Stand Up For SIT campaigned to be launched

A widespread campaign to oppose the Government’s proposal to merge New Zealand’s 16 ITPs because of its effects on the Southern Institute of Technology (SIT) will be launched in Southland in the coming week.

News of the proposed merger has not been well-received in Southland. From SIT’s own staff and students feeling dismayed, to the public’s outcry on social media, the proposal to reform the vocational education sector has shocked many.

Gauging how strongly the community felt about SIT being threatened, Market South creative director Carla Forbes is launching the “Stand Up For SIT” campaign.

Posters, advertisements, clothing, banners, billboards, social media and much more will become emblazoned with the “Stand Up For SIT” mantra, Forbes said.

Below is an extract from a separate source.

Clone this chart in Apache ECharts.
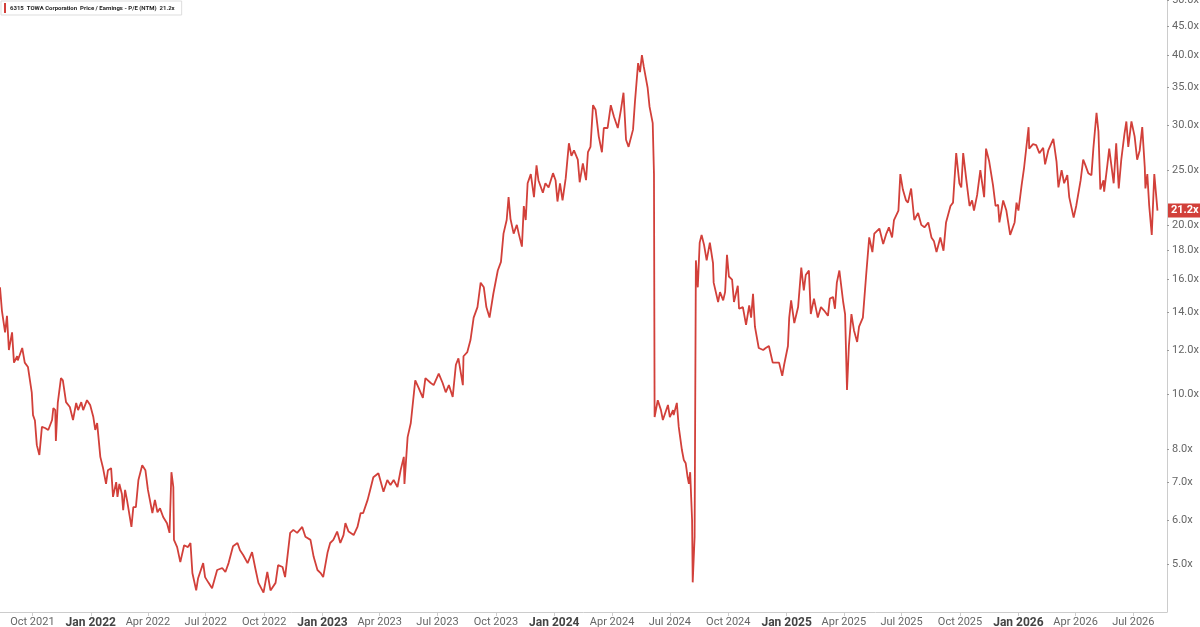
<!DOCTYPE html>
<html><head><meta charset="utf-8">
<script src="https://cdn.jsdelivr.net/npm/echarts@6/dist/echarts.min.js"></script>
<style>html,body{margin:0;padding:0;background:#fff}#c{width:1200px;height:627px}</style>
</head><body><div id="c"></div>
<script>
const ticker = '6315';
const company = 'TOWA Corporation';
const metric = 'Price / Earnings - P/E (NTM)';
const yTicks = [5, 6, 7, 8, 10, 12, 14, 16, 18, 20, 25, 30, 35, 40, 45, 50];
const xTicks = ['2021-10-01','2022-01-01','2022-04-01','2022-07-01','2022-10-01','2023-01-01','2023-04-01','2023-07-01','2023-10-01','2024-01-01','2024-04-01','2024-07-01','2024-10-01','2025-01-01','2025-04-01','2025-07-01','2025-10-01','2026-01-01','2026-04-01','2026-07-01'];
const monthNames = ['Jan','Feb','Mar','Apr','May','Jun','Jul','Aug','Sep','Oct','Nov','Dec'];

const dates2021 = ['2021-08-11','2021-08-14','2021-08-19','2021-08-22','2021-08-24','2021-08-25','2021-08-30','2021-09-02','2021-09-07','2021-09-08','2021-09-15','2021-09-19','2021-09-24','2021-09-30','2021-10-02','2021-10-05','2021-10-08','2021-10-12','2021-10-16','2021-10-21','2021-10-26','2021-11-01','2021-11-03','2021-11-06','2021-11-07','2021-11-10','2021-11-15','2021-11-18','2021-11-23','2021-11-29','2021-12-04','2021-12-09','2021-12-12','2021-12-17','2021-12-20','2021-12-26','2021-12-31'];
const values2021 = [15.5,14.1,12.9,13.8,13.8,12.0,12.9,11.4,11.7,11.5,12.1,11.4,11.2,10.1,9.2,9.0,8.14,7.82,8.77,8.73,8.66,9.02,9.47,9.39,8.28,9.67,10.7,10.6,9.7,9.51,9.02,9.67,9.39,9.7,9.39,9.78,9.59];

const dates2022 = ['2022-01-05','2022-01-08','2022-01-11','2022-01-16','2022-01-20','2022-01-25','2022-01-28','2022-02-02','2022-02-05','2022-02-10','2022-02-12','2022-02-15','2022-02-19','2022-02-21','2022-02-24','2022-02-27','2022-03-06','2022-03-09','2022-03-13','2022-03-17','2022-03-23','2022-03-28','2022-04-01','2022-04-08','2022-04-12','2022-04-16','2022-04-20','2022-04-25','2022-05-01','2022-05-05','2022-05-08','2022-05-11','2022-05-12','2022-05-17','2022-05-22','2022-05-28','2022-06-03','2022-06-07','2022-06-10','2022-06-16','2022-06-19','2022-06-27','2022-06-30','2022-07-05','2022-07-11','2022-07-19','2022-07-27','2022-08-01','2022-08-06','2022-08-13','2022-08-20','2022-08-24','2022-08-29','2022-09-05','2022-09-12','2022-09-17','2022-09-22','2022-09-30','2022-10-06','2022-10-11','2022-10-19','2022-10-23','2022-10-30','2022-11-03','2022-11-11','2022-11-16','2022-11-22','2022-11-30','2022-12-05','2022-12-13','2022-12-18','2022-12-24','2022-12-29'];
const values2022 = [9.13,8.66,8.91,7.76,7.44,6.95,7.35,7.41,6.59,7.0,6.59,6.95,6.67,6.24,6.78,6.51,5.83,6.32,6.32,7.06,7.50,7.35,6.78,6.17,6.51,6.19,6.29,6.07,5.92,5.69,7.29,6.86,5.53,5.37,5.05,5.41,5.37,5.46,4.83,4.50,4.73,5.03,4.75,4.65,4.54,4.89,4.93,4.85,5.03,5.39,5.46,5.30,5.20,5.03,5.26,4.93,4.64,4.46,4.85,4.50,4.64,4.99,4.95,4.75,5.69,5.76,5.69,5.83,5.60,5.53,5.16,4.89,4.83];

const dates2023 = ['2023-01-02','2023-01-09','2023-01-13','2023-01-18','2023-01-24','2023-01-29','2023-02-03','2023-02-06','2023-02-11','2023-02-19','2023-02-25','2023-03-02','2023-03-06','2023-03-13','2023-03-17','2023-03-22','2023-03-30','2023-04-07','2023-04-13','2023-04-18','2023-04-23','2023-04-29','2023-05-04','2023-05-09','2023-05-10','2023-05-15','2023-05-20','2023-05-27','2023-06-01','2023-06-08','2023-06-12','2023-06-20','2023-06-25','2023-07-03','2023-07-09','2023-07-14','2023-07-19','2023-07-25','2023-07-30','2023-08-03','2023-08-10','2023-08-11','2023-08-17','2023-08-22','2023-08-27','2023-09-02','2023-09-07','2023-09-12','2023-09-16','2023-09-21','2023-09-27','2023-10-04','2023-10-09','2023-10-13','2023-10-18','2023-10-21','2023-10-24','2023-10-29','2023-11-03','2023-11-06','2023-11-11','2023-11-14','2023-11-17','2023-11-20','2023-11-25','2023-11-30','2023-12-04','2023-12-07','2023-12-14','2023-12-18','2023-12-23','2023-12-30'];
const values2023 = [4.75,5.26,5.46,5.53,5.72,5.46,5.64,5.92,5.72,5.64,5.83,6.17,6.17,6.51,6.78,7.14,7.26,6.73,7.06,6.92,7.06,6.86,7.35,7.76,6.95,8.41,8.91,10.6,10.3,9.87,10.7,10.5,10.4,10.9,10.5,10.1,10.4,9.91,11.3,11.6,10.4,11.7,11.9,12.5,13.7,14.3,15.8,15.5,14.3,13.7,15.1,16.6,17.2,19.3,20.4,22.4,20.5,19.3,20.0,19.3,18.3,21.6,20.4,23.7,24.6,22.4,25.5,24.0,22.8,23.7,23.3,24.7];

const dates2024 = ['2024-01-03','2024-01-06','2024-01-10','2024-01-14','2024-01-19','2024-01-24','2024-01-28','2024-02-01','2024-02-07','2024-02-10','2024-02-15','2024-02-20','2024-02-23','2024-02-27','2024-03-02','2024-03-06','2024-03-11','2024-03-16','2024-03-19','2024-03-25','2024-03-30','2024-04-04','2024-04-10','2024-04-15','2024-04-19','2024-04-23','2024-04-27','2024-05-04','2024-05-07','2024-05-12','2024-05-15','2024-05-18','2024-05-21','2024-05-27','2024-05-30','2024-06-04','2024-06-06','2024-06-07','2024-06-12','2024-06-17','2024-06-20','2024-06-23','2024-06-28','2024-07-01','2024-07-06','2024-07-07','2024-07-12','2024-07-15','2024-07-20','2024-07-23','2024-07-26','2024-07-29','2024-07-31','2024-08-02','2024-08-05','2024-08-06','2024-08-09','2024-08-11','2024-08-14','2024-08-17','2024-08-20','2024-08-24','2024-08-28','2024-09-02','2024-09-07','2024-09-08','2024-09-15','2024-09-18','2024-09-23','2024-09-26','2024-09-29','2024-10-02','2024-10-07','2024-10-10','2024-10-16','2024-10-18','2024-10-24','2024-10-29','2024-11-03','2024-11-06','2024-11-09','2024-11-12','2024-11-18','2024-11-25','2024-11-29','2024-12-04','2024-12-10','2024-12-15','2024-12-20','2024-12-25','2024-12-28'];
const values2024 = [24.0,22.0,23.7,22.1,24.2,27.9,26.5,27.1,26.1,23.8,25.7,24.0,26.9,27.5,32.6,32.0,28.7,26.9,29.7,29.7,32.6,31.1,29.7,32.0,34.3,28.3,27.5,29.5,33.0,38.7,37.3,40.0,38.1,35.0,32.4,30.3,24.6,9.13,9.78,9.39,9.02,8.95,9.59,9.13,9.39,9.20,9.67,8.77,7.98,7.66,7.56,7.14,6.95,7.29,6.0,4.65,5.60,17.3,15.5,18.6,19.2,18.4,17.3,18.6,17.1,15.8,14.6,15.2,14.7,15.2,17.7,16.2,16.0,14.6,15.6,14.2,14.3,13.3,14.4,13.7,15.1,13.2,12.1,12.0,12.1,12.2,11.4,11.4,11.4,10.8,11.3];

const dates2025 = ['2025-01-03','2025-01-05','2025-01-08','2025-01-13','2025-01-19','2025-01-24','2025-01-28','2025-01-31','2025-02-05','2025-02-08','2025-02-13','2025-02-19','2025-02-24','2025-03-01','2025-03-07','2025-03-10','2025-03-15','2025-03-18','2025-03-21','2025-03-25','2025-03-31','2025-04-03','2025-04-06','2025-04-09','2025-04-13','2025-04-17','2025-04-22','2025-04-25','2025-05-01','2025-05-06','2025-05-11','2025-05-16','2025-05-19','2025-05-27','2025-06-02','2025-06-07','2025-06-11','2025-06-16','2025-06-19','2025-06-26','2025-06-29','2025-07-03','2025-07-08','2025-07-11','2025-07-16','2025-07-21','2025-07-27','2025-08-01','2025-08-06','2025-08-12','2025-08-17','2025-08-21','2025-08-25','2025-08-31','2025-09-05','2025-09-09','2025-09-16','2025-09-20','2025-09-25','2025-09-30','2025-10-03','2025-10-06','2025-10-11','2025-10-16','2025-10-20','2025-10-23','2025-10-28','2025-11-02','2025-11-08','2025-11-11','2025-11-16','2025-11-22','2025-11-26','2025-11-30','2025-12-02','2025-12-08','2025-12-13','2025-12-19','2025-12-26','2025-12-29'];
const values2025 = [12.2,13.7,14.7,13.4,14.3,16.8,15.3,16.3,16.6,13.9,14.8,13.7,14.3,14.1,13.8,14.8,14.9,14.2,15.8,16.6,14.6,13.9,10.2,12.2,13.9,13.0,12.4,13.2,13.7,16.2,19.0,17.9,19.3,19.7,18.5,19.3,19.8,19.0,20.4,21.2,24.6,23.1,22.1,21.9,23.2,20.4,21.0,20.0,19.8,20.2,19.0,18.7,17.9,19.0,18.0,20.2,21.6,21.9,26.8,23.7,23.3,26.8,24.0,21.6,22.1,21.2,22.6,25.0,22.4,27.3,25.9,23.5,21.6,21.7,20.2,22.1,21.2,19.2,20.2,21.9];

const dates2026 = ['2026-01-01','2026-01-06','2026-01-10','2026-01-17','2026-01-18','2026-01-24','2026-01-29','2026-02-03','2026-02-09','2026-02-12','2026-02-17','2026-02-25','2026-03-02','2026-03-05','2026-03-10','2026-03-14','2026-03-19','2026-03-22','2026-03-29','2026-04-02','2026-04-05','2026-04-09','2026-04-13','2026-04-16','2026-04-21','2026-04-26','2026-04-29','2026-05-04','2026-05-07','2026-05-10','2026-05-15','2026-05-16','2026-05-21','2026-05-24','2026-05-31','2026-06-04','2026-06-08','2026-06-12','2026-06-17','2026-06-20','2026-06-23','2026-06-28','2026-07-03','2026-07-07','2026-07-11','2026-07-15','2026-07-19','2026-07-20','2026-07-23','2026-07-26','2026-07-30','2026-08-03','2026-08-08'];
const values2026 = [21.2,23.5,25.3,29.8,27.3,27.8,27.7,26.8,27.4,25.6,27.1,28.4,25.9,23.3,25.0,23.7,24.5,22.4,20.6,21.6,21.5,24.0,26.1,25.6,24.7,24.5,27.3,31.6,29.3,23.1,24.0,22.9,25.5,27.3,23.7,27.9,23.2,26.1,29.0,30.5,27.5,30.5,28.7,26.1,27.1,29.8,25.3,23.2,24.6,21.6,19.2,24.6,21.2];

const dates = [].concat(dates2021, dates2022, dates2023, dates2024, dates2025, dates2026);
const values = [].concat(values2021, values2022, values2023, values2024, values2025, values2026);
const lastValue = values[values.length - 1];
const lineColor = '#d2403a';

function toTime(s) { const p = s.split('-'); return Date.UTC(+p[0], +p[1] - 1, +p[2]); }

const chart = echarts.init(document.getElementById('c'), null, {renderer: 'canvas'});
chart.setOption({
  animation: false,
  textStyle: {fontFamily: 'Roboto, sans-serif'},
  grid: {left: 0, right: 33, top: 0, bottom: 15, containLabel: false, outerBoundsMode: 'none'},
  legend: {
    show: true, left: 1, top: 1, padding: [2, 7, 2, 3],
    backgroundColor: '#fff', borderColor: '#dddddd', borderWidth: 1, borderRadius: 0,
    icon: 'rect', itemWidth: 2, itemHeight: 10, itemGap: 4,
    formatter: () => ticker + '  ' + company + '  ' + metric + '  ' + lastValue.toFixed(1) + 'x',
    textStyle: {fontSize: 6, fontWeight: 'bold', color: '#222', fontFamily: 'Roboto, sans-serif', padding: [0, 0, 0, -1]}
  },
  xAxis: {
    type: 'value', min: toTime('2021-08-11'), max: toTime('2026-08-23'),
    axisLine: {show: true, onZero: false, lineStyle: {color: '#cccccc', width: 1}},
    axisTick: {show: true, length: 4, customValues: xTicks.map(toTime), lineStyle: {color: '#cccccc'}},
    splitLine: {show: false},
    axisLabel: {
      customValues: xTicks.map(toTime), margin: 5, hideOverlap: false,
      formatter: function (v) {
        const d = new Date(v);
        const m = d.getUTCMonth();
        const s = monthNames[m] + ' ' + d.getUTCFullYear();
        return m === 0 ? '{b|' + s + '}' : '{n|' + s + '}';
      },
      rich: {
        n: {fontSize: 11, color: '#666', fontFamily: 'Roboto, sans-serif'},
        b: {fontSize: 12, color: '#444', fontWeight: 'bold', fontFamily: 'Roboto, sans-serif'}
      }
    }
  },
  yAxis: {
    type: 'log', position: 'right', min: 4.12, max: 50.07,
    axisLine: {show: true, lineStyle: {color: '#cccccc', width: 1}},
    axisTick: {show: true, length: 2, customValues: yTicks, lineStyle: {color: '#999'}},
    splitLine: {show: false},
    axisLabel: {customValues: yTicks, margin: 5, color: '#666', fontSize: 11,
      formatter: v => Number(v).toFixed(1) + 'x'}
  },
  series: [{
    name: company, type: 'line', showSymbol: false, symbol: 'none',
    data: dates.map((d, i) => [toTime(d), values[i]]),
    lineStyle: {color: lineColor, width: 1.8},
    itemStyle: {color: lineColor},
    markLine: {
      silent: true, symbol: 'none', animation: false,
      lineStyle: {color: 'rgba(0,0,0,0)', width: 0},
      data: [{yAxis: lastValue}],
      label: {show: true, position: 'end', distance: 1, formatter: lastValue.toFixed(1) + 'x',
        backgroundColor: lineColor, color: '#fff', fontWeight: 'bold', fontSize: 11, padding: [2, 3, 1, 3]}
    }
  }]
});
</script></body></html>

“If I could paint the whole town orange in support of SIT, I would. So, I’m going to try my best to get as close to that as possible.”

With the support of the Market South studio, Forbes had been inundated with support from businesses and community groups from all over Invercargill and Southland, wanting to lend a hand to the cause.

“There’s been so many people donate their time, space and resources to support and advance the campaign that’s it’s actually overwhelming,” she said.

“I knew a lot of people would be on board with what we’re trying to achieve, but the sheer volume of support and enthusiasm we’re seeing is stunning.”

Invercargill Mayor Tim Shadbolt encouraged everyone to get behind the campaign.

“This is our chance to go to battle for something we really believe in as a region,” he said.

“SIT is one of our greatest assets and Southland will absolutely suffer under the Government’s proposal.”

“Let’s show Wellington what Southlanders are really made of and put our hardy spirits into this campaign – they won’t be able to block their ears to an entire region that’s shouting out in protest.”

SIT’s position as a significant player in Southland’s economy meant that many were extremely anxious about what any potential changes could do to the region’s prosperity and communities, she said.

“It is so important our voices are heard during this consultation period. I still believe the period is the Government crossing its Ts and dotting its Is, but if this is the only opportunity we have to make some noise then I want to make sure there’s nothing but the sound of Southland’s anguish being heard.”

Over the next week, the campaign’s brand will become evident across Invercargill and afar.

Any show of support, from a car toot to a shop front covered in ‘Stand Up For SIT’ campaign material, would be welcome.

“Heck, even writing ‘Stand Up For SIT’ out of Post-It notes on your office window would be a fantastic show of support,” Forbes said.